Make an algebraic estimate if the curve y = x^2 − (4x/5) + (1/5) has zero points.
estimate of what?
This question seems odd as hell, sorry. algebraisk bedömning in swedish but that comes out to algebraic estimate or algebraic assessment, and the rest is pretty much as is it, above a curve/zero points.
To find the zero points of the curve y = x^2 − (4x/5) + (1/5), we need to determine the values of x for which y is equal to zero.
To do this algebraically, we set y = 0 and solve for x. The equation becomes:
x^2 − (4x/5) + (1/5) = 0
To make the equation easier to work with, we can multiply the entire equation by 5 to eliminate the fractions:
5(x^2) - 4x + 1 = 0
Now, we can either factor the quadratic equation or use the quadratic formula to solve for x.
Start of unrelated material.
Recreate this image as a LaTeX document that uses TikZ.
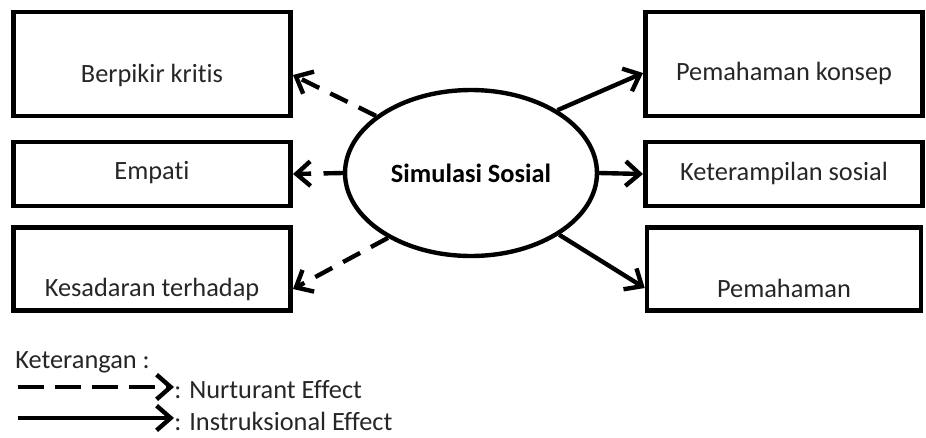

Let's use the quadratic formula:
x = (-b ± √(b^2 - 4ac)) / (2a)
In our case, a = 5, b = -4, and c = 1. Substituting these values:
x = (-(-4) ± √((-4)^2 - 4(5)(1))) / (2(5))
x = (4 ± √(16 - 20)) / 10
x = (4 ± √(-4)) / 10
Since we have a negative square root, we can conclude that the quadratic equation has no real solutions. Therefore, the curve y = x^2 − (4x/5) + (1/5) has no zero points.